Venting Range Hood To The Attic? Here’s Why You Shouldn’t

When you consider installing a venting range hood in your kitchen for the first time you not only have to find the right range hood for your kitchen, but you’ll also have to plan the placing of the duct that will be instrumental in taking polluted air out of your home.  One of the places where the ductwork generally goes through is the attic. You’ve probably considered the possibility to let it vent into the attic instead of taking it through the roof or a wall. However, after you’ve listened to what some of your friends are telling you about the problems they’ve encountered because of their range hoods venting into their attics, you now have the question of whether it is such a good idea to vent your range hood into the attic.     

The answer to the question is easy! It is a clear “no.” You should never vent your range hood into the attic. The excess grease and moisture you will be blowing into your attic will ruin it and over time the buildup of the filth will cause mold damage as well. Instead, vent your hood through an exterior wall or the ceiling to the outside of your home.

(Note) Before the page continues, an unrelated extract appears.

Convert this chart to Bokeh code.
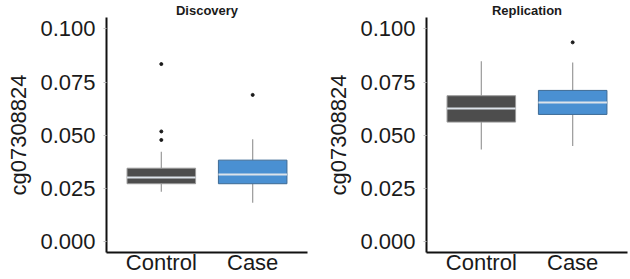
from bokeh.plotting import figure
from bokeh.layouts import row
from bokeh.models import FixedTicker, Range1d
from bokeh.embed import file_html
from bokeh.resources import INLINE

categories = ["Control", "Case"]
y_label = "cg07308824"
y_ticks = [0.000, 0.025, 0.050, 0.075, 0.100]
y_tick_labels = ["0.000", "0.025", "0.050", "0.075", "0.100"]

# Discovery
disc_q1 = [0.0272, 0.0272]
disc_median = [0.0301, 0.0315]
disc_q3 = [0.0345, 0.0383]
disc_low = [0.0234, 0.0183]
disc_high = [0.0423, 0.0481]
disc_out_cat = ["Control", "Control", "Control", "Case"]
disc_out_val = [0.0835, 0.0518, 0.0478, 0.0690]

# Replication
rep_q1 = [0.0562, 0.0598]
rep_median = [0.0626, 0.0654]
rep_q3 = [0.0686, 0.0711]
rep_low = [0.0433, 0.0449]
rep_high = [0.0848, 0.0842]
rep_out_cat = ["Case"]
rep_out_val = [0.0937]

fills = ["#4d4d4d", "#4a90d2"]
outlines = ["#9a9a9a", "#3d6a94"]

FONT = "Liberation Sans"


def panel(title, q1, med, q3, lo, hi, ocat, oval, width, border_right):
    p = figure(width=width, height=279, output_backend="svg", toolbar_location=None,
               x_range=Range1d(0.4, 2.6), y_range=Range1d(-0.00515, 0.1054),
               min_border_left=106, min_border_right=border_right,
               min_border_top=16, min_border_bottom=27)
    p.title.text = title
    p.title.align = "center"
    p.title.text_font = FONT
    p.title.text_font_style = "bold"
    p.title.text_font_size = "13px"
    p.title.offset = 0
    p.title.standoff = 0
    p.title.text_color = "#1a1a1a"

    xs = [categories.index(c) + 1 for c in categories]
    # whiskers
    p.segment(x0=xs, x1=xs, y0=q3, y1=hi, line_color="#9a9a9a", line_width=1.2)
    p.segment(x0=xs, x1=xs, y0=lo, y1=q1, line_color="#9a9a9a", line_width=1.2)
    # boxes
    p.vbar(x=xs, width=0.75, bottom=q1, top=q3, fill_color=fills, line_color=outlines, line_width=1)
    # medians
    p.segment(x0=[x - 0.375 for x in xs], x1=[x + 0.375 for x in xs], y0=med, y1=med,
              line_color="#dde3ea", line_width=2)
    # outliers
    ox = [categories.index(c) + 1 for c in ocat]
    p.scatter(x=ox, y=oval, size=3, color="#1a1a1a")

    p.xgrid.visible = False
    p.ygrid.visible = False
    p.outline_line_color = None
    p.background_fill_color = "white"
    p.border_fill_color = "white"

    p.xaxis.ticker = FixedTicker(ticks=xs)
    p.xaxis.major_label_overrides = {x: c for x, c in zip(xs, categories)}
    p.yaxis.ticker = FixedTicker(ticks=y_ticks)
    p.yaxis.major_label_overrides = {t: l for t, l in zip(y_ticks, y_tick_labels)}
    p.yaxis.axis_label = y_label
    for ax in (p.xaxis[0], p.yaxis[0]):
        ax.axis_line_color = "#111111"
        ax.axis_line_width = 2
        ax.major_tick_line_color = "#bbbbbb"
        ax.major_tick_in = 0
        ax.minor_tick_line_color = None
        ax.major_label_text_font = FONT
        ax.major_label_text_font_size = "22px"
        ax.major_label_text_color = "#1a1a1a"
        ax.axis_label_text_font = FONT
        ax.axis_label_text_font_size = "22px"
        ax.axis_label_text_font_style = "normal"
        ax.axis_label_text_color = "#1a1a1a"
    p.xaxis.major_tick_out = 0
    p.xaxis.major_label_standoff = -3
    p.yaxis.major_tick_out = 3
    p.yaxis.major_label_standoff = 8
    p.yaxis.axis_label_standoff = 6
    return p


p1 = panel("Discovery", disc_q1, disc_median, disc_q3, disc_low, disc_high,
           disc_out_cat, disc_out_val, 320, 13)
p2 = panel("Replication", rep_q1, rep_median, rep_q3, rep_low, rep_high,
           rep_out_cat, rep_out_val, 310, 3)

p = row(p1, p2)
open("out.html", "w").write(file_html(p, INLINE))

In this article, we’ll look at how a venting range hood works and then discuss some of the most important reasons why you should never vent your range hood to the attic.

An attic

What is a range hood and how does it work?

Before we discuss the reasons why you shouldn’t vent your ducted range hood to your attic, let’s briefly find out what a range hood is designed for. 

Two main types of range hoods

Range hoods have been developed to keep your kitchen free from grease, steam, odors, and fumes while you cook. There are two main groups of range hoods available for domestic kitchens. The one group of hoods is known as ductless hoods. They are designed to suck in the polluted air in the kitchen, send it through various filters and recycle the cleaned air back into the kitchen. The polluted air is never taken out of the kitchen.

The second main group is the venting range hoods, also called “ducted range hoods.”  They are designed to pull the polluted air out of the kitchen and expel it outside your home.  In this article, we’ll only look at ducted range hoods. 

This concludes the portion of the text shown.